A Man Like Boaz

The world is full of men. Honestly, some of them are like the men that Carrie Underwood sings about. There’s the father in “Blown Away” who was abusive. There’s the adulterer in “Two Black Cadillacs” who led a double life. And yes, there are times in my life when I listen to Carrie Underwood. Lately, for instance. “Good Girl” happens to be a favorite for me these days. There have been men who have crossed paths with me that fit into the category of “no good for you.”

But still, I know good men exist. I know because I’ve seen them. There’s a pastor at my church that noticed during a period of time when I didn’t seem like myself. There’s the man who brought me topsoil for my raised beds this spring. There’s the grandfather figure, along with his wife, that showed up for me after the death of a friend. There are those men who love their wives and treasure their children, and I can see that. There are men that are genuine.

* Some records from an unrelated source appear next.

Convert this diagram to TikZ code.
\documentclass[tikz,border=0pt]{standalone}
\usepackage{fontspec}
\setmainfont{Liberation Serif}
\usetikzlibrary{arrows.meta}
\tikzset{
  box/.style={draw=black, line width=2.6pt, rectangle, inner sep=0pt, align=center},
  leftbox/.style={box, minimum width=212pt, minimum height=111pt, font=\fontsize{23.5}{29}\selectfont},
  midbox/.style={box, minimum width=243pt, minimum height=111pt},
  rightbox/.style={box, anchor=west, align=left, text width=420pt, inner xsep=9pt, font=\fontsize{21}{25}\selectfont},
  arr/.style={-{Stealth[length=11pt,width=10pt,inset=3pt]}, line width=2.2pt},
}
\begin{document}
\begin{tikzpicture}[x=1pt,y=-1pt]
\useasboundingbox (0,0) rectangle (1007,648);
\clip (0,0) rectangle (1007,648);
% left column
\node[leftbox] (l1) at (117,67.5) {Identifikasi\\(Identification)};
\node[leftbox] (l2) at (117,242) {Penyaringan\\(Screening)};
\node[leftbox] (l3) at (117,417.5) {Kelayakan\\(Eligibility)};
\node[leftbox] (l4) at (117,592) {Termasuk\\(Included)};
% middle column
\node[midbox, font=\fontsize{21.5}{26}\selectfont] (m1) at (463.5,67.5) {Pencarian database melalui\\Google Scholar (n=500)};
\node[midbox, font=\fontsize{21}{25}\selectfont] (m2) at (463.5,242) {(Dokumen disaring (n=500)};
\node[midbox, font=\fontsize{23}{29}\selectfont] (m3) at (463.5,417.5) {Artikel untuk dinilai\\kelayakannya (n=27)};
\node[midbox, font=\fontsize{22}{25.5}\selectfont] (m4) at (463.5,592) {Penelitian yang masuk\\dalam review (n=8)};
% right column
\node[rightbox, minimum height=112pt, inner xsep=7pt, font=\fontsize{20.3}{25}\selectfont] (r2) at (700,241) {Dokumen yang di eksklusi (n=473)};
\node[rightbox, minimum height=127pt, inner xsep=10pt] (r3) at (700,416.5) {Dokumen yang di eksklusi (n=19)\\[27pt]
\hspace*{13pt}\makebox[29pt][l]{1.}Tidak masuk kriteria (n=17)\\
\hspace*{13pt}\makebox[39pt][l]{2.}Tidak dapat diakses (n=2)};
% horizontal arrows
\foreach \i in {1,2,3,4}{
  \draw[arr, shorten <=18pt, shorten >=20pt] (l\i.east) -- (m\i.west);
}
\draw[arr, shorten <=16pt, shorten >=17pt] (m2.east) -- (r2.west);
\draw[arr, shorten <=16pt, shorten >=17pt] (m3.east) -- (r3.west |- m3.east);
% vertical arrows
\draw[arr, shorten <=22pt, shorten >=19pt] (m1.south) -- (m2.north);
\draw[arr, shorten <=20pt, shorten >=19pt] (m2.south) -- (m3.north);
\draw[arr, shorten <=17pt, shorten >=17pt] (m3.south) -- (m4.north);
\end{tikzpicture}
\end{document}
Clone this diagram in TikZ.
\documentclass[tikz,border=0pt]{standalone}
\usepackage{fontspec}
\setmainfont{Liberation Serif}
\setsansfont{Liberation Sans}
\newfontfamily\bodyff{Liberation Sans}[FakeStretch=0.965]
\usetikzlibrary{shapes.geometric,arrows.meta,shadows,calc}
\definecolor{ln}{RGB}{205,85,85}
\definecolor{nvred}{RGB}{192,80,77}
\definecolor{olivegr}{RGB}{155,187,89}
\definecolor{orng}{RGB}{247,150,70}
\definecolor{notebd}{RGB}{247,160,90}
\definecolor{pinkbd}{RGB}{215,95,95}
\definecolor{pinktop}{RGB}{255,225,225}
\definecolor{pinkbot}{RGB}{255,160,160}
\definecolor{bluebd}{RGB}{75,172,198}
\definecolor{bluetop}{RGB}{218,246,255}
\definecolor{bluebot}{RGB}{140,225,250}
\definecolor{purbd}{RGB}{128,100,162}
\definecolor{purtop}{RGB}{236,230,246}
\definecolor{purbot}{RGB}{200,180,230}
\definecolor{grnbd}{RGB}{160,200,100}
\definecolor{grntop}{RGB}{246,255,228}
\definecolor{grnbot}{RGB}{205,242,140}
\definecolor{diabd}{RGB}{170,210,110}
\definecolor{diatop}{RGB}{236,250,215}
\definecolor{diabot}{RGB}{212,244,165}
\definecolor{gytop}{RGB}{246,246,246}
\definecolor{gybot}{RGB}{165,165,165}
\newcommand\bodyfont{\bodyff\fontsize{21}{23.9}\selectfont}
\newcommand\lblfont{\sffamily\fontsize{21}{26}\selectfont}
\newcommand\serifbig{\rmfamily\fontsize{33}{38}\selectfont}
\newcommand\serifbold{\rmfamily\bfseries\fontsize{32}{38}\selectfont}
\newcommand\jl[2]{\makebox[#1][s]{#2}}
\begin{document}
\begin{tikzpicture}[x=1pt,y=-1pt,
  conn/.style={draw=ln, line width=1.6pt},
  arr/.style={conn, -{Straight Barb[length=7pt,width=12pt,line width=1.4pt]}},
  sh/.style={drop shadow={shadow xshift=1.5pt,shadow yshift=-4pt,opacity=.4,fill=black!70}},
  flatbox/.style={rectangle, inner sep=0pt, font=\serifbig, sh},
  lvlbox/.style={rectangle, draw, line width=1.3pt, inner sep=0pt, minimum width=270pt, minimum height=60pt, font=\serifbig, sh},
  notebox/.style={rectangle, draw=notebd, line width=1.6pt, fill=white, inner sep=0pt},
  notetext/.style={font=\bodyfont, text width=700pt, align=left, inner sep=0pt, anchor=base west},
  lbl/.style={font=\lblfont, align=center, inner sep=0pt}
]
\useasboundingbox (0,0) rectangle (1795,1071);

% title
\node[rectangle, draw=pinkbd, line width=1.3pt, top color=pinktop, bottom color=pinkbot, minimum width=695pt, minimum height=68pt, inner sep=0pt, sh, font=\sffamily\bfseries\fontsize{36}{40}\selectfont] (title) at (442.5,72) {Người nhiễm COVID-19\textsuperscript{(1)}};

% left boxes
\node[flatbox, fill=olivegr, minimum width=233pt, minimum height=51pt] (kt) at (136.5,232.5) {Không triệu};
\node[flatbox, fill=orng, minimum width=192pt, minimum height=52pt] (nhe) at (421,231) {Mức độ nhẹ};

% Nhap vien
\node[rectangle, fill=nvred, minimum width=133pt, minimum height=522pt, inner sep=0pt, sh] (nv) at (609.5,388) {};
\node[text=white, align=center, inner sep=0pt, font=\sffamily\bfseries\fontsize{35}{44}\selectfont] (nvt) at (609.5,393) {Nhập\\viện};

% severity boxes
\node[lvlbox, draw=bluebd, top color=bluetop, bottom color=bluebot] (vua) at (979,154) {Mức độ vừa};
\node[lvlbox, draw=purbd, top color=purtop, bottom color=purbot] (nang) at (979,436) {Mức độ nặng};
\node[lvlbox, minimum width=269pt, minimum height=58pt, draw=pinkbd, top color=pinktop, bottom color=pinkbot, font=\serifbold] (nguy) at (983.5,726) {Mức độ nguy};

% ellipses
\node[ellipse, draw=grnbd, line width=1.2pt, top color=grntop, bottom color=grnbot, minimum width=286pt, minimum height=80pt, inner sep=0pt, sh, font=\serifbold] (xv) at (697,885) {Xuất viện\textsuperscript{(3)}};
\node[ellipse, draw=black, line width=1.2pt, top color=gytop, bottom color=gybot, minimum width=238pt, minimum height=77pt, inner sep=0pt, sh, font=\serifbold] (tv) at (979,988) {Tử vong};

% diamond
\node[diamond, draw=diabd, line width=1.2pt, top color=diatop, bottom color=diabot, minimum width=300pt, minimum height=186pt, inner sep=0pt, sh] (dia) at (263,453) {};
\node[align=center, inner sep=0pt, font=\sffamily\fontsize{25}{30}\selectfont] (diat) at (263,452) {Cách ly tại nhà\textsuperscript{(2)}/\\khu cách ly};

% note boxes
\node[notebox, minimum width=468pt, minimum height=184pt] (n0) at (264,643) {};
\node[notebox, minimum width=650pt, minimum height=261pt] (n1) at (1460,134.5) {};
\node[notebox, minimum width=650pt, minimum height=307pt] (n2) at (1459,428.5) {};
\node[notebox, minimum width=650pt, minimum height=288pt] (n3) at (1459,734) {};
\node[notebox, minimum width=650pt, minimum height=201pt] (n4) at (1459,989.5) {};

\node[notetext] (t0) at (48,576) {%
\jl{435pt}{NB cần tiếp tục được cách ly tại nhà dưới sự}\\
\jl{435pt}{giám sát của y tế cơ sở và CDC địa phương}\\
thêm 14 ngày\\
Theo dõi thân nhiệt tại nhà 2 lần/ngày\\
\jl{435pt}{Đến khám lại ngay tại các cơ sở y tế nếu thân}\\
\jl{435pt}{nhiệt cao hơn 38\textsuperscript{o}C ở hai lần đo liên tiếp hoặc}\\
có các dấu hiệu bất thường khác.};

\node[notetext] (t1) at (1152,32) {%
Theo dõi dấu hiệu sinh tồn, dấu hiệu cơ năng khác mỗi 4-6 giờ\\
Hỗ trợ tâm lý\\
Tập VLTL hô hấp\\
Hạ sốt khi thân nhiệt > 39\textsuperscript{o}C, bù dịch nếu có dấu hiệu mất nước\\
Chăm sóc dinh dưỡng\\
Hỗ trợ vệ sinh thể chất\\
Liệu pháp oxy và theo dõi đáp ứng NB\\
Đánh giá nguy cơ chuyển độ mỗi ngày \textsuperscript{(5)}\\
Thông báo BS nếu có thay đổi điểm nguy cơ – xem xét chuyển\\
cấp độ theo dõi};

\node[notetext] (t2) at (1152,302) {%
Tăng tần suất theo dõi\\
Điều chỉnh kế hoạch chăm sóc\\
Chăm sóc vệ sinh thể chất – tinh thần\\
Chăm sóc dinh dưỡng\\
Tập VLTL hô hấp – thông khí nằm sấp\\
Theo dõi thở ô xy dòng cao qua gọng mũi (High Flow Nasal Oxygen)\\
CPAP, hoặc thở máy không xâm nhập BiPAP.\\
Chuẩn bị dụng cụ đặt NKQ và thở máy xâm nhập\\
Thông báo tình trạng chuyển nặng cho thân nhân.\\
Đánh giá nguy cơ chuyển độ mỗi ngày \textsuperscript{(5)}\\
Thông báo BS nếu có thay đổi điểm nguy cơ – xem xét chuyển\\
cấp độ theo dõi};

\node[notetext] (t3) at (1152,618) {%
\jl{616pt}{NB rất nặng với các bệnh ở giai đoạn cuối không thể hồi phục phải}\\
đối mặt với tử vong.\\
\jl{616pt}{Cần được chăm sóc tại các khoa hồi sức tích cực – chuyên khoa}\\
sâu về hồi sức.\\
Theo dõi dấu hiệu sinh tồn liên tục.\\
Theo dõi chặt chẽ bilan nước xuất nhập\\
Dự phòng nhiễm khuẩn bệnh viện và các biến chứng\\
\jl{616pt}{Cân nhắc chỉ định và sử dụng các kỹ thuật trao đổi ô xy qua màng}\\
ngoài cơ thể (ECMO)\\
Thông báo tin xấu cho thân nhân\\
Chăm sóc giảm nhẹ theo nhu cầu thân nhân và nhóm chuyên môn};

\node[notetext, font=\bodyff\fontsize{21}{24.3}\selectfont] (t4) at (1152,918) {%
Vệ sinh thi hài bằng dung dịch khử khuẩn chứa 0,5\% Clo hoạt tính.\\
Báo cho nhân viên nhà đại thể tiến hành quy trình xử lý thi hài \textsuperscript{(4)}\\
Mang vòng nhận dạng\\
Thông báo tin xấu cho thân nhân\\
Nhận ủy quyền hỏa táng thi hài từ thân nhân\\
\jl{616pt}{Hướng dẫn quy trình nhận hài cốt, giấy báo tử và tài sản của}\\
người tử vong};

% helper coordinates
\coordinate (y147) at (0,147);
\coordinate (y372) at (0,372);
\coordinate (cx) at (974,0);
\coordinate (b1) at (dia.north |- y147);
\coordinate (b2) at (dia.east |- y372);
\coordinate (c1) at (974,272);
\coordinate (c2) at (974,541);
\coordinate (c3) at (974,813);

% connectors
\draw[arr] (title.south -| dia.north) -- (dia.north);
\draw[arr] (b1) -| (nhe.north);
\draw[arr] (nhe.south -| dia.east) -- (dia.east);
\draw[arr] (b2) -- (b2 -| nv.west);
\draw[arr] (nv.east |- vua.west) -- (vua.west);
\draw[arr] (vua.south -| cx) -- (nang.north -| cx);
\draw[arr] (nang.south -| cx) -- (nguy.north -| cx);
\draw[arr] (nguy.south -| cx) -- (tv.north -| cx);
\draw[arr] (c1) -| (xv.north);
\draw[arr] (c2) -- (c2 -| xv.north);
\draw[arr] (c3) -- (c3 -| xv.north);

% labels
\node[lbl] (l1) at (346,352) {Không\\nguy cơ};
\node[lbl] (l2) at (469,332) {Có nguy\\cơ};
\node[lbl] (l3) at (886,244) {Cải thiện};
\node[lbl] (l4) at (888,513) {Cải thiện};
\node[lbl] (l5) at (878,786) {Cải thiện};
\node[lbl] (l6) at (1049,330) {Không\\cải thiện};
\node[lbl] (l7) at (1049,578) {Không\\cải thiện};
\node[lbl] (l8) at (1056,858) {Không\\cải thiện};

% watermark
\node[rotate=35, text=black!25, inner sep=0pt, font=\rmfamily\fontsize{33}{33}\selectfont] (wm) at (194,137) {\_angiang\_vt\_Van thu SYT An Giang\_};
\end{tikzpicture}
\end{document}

I have someone else to present to you today. His name was Boaz. He was the son of Salmon and Rahab (Matt. 1:5). If you are familiar with the Bible, you will remember that Rahab was the prostitute in Jericho who hid the Israelite spies. She was a foreigner, which I think very possibly affected Boaz’s views on life. I’ll explain later. Salmon and Rahab named their son “strength.” Indeed, he would turn out to be a strong man. Physically, we don’t know his capabilities, but we do know that he was a strong man at heart with a strong character. I like Boaz. Quite frankly, I’d like to marry someone like him. 

When Ruth came into Boaz’s life, he went out of his way to show her kindness. Personally, I think one of the reasons he was so willing to show a non-Israelite woman kindness was because of who his mother was. We as humans are quick to look down on people who are different than ourselves, but if we have walked in their shoes, we aren’t as likely to condemn.   

Kindness is one of the marks of a man worthy of respect. When someone goes out of their way to provide for the needs of others, it shows a heart of love. Boaz was already doing Ruth a favor simply by letting her glean in his field, but he did so much more than that. He invited her to eat with them. He gave her instructions to drink the water that his workers had gotten. And in a delicate way, he further provided for her, without hurting her dignity, by instructing his workers to purposely drop grain for her to gather. What incredible sensitivity! 

Boaz also protected her. He said, “‘Have I not commanded the young men not to touch you?’” (Ruth 2:9 NKJV) He was concerned for her well-being as a woman and recognized her vulnerability. In today’s world, women like to prove their ability to take care of themselves, but personally, I love the way Boaz validated Ruth’s worth as a woman by showing her that her body was something he would respect and he would make sure others did the same. 

Boaz was quite decidedly not an immature adolescent. He had servants and grain fields, and he was involved in the work that went on. I’m not saying a man has to have reached success in the business world before pursuing marriage, not at all. However, he should have a job. Expecting him to have a job is most decidedly not being too idealistic.

Whether you’re a romantic or not, you have to love the way Boaz responded to Ruth when she came to him asking for a remarkable favor. Had I been Ruth, I would have been blushing inside and out at the seeming boldness of the request. “Excuse me, sir, but you know that I am a widow, and it is the duty of a relative of my late husband to give me a child. You are a relative. Will you marry me?” Oh no! All the awkwardness just laid out in the open. I wrote a blog post previously exploring this issue a little bit- check it out: https://twentysomethingthoughts.com/2020/04/09/ruth-taking-risks-for-love

But Boaz had such a charming response. He does not say, “You shameless woman! How dare you presume upon my kindness like this?” Instead, he makes her feel like she is doing him an honor by coming to him rather than “young men, whether poor or rich.” (Ruth 3:10 NKJV) In responding to her like he does, he is gently cradling her heart. 

He recognizes, however, that he is not the man who has the first right to marry her, and this shows his fairness. He’s willing to give the other man a chance. He plays by the rules, and while this may not seem at first glance to be a romantic quality, it demonstrates his trustworthiness. He is a man that can be depended on, and that is worth a lot. Naomi says of him, “…the man will not rest until he has concluded the matter this day.” (Ruth 3:18 NKJV) He is not a shirker of responsibility, and he is also prompt. 

In short, Boaz was a man of integrity. And personally, I think that is pretty attractive. I’m a woman, and I like a handsome man as much as the next woman. But in the end, strong marriages are not built on appearance and fun feelings alone, rather on commitment. I’m rather intrigued by the story of Boaz and Ruth. But then again, I’m a hopeless romantic, so why wouldn’t I be?!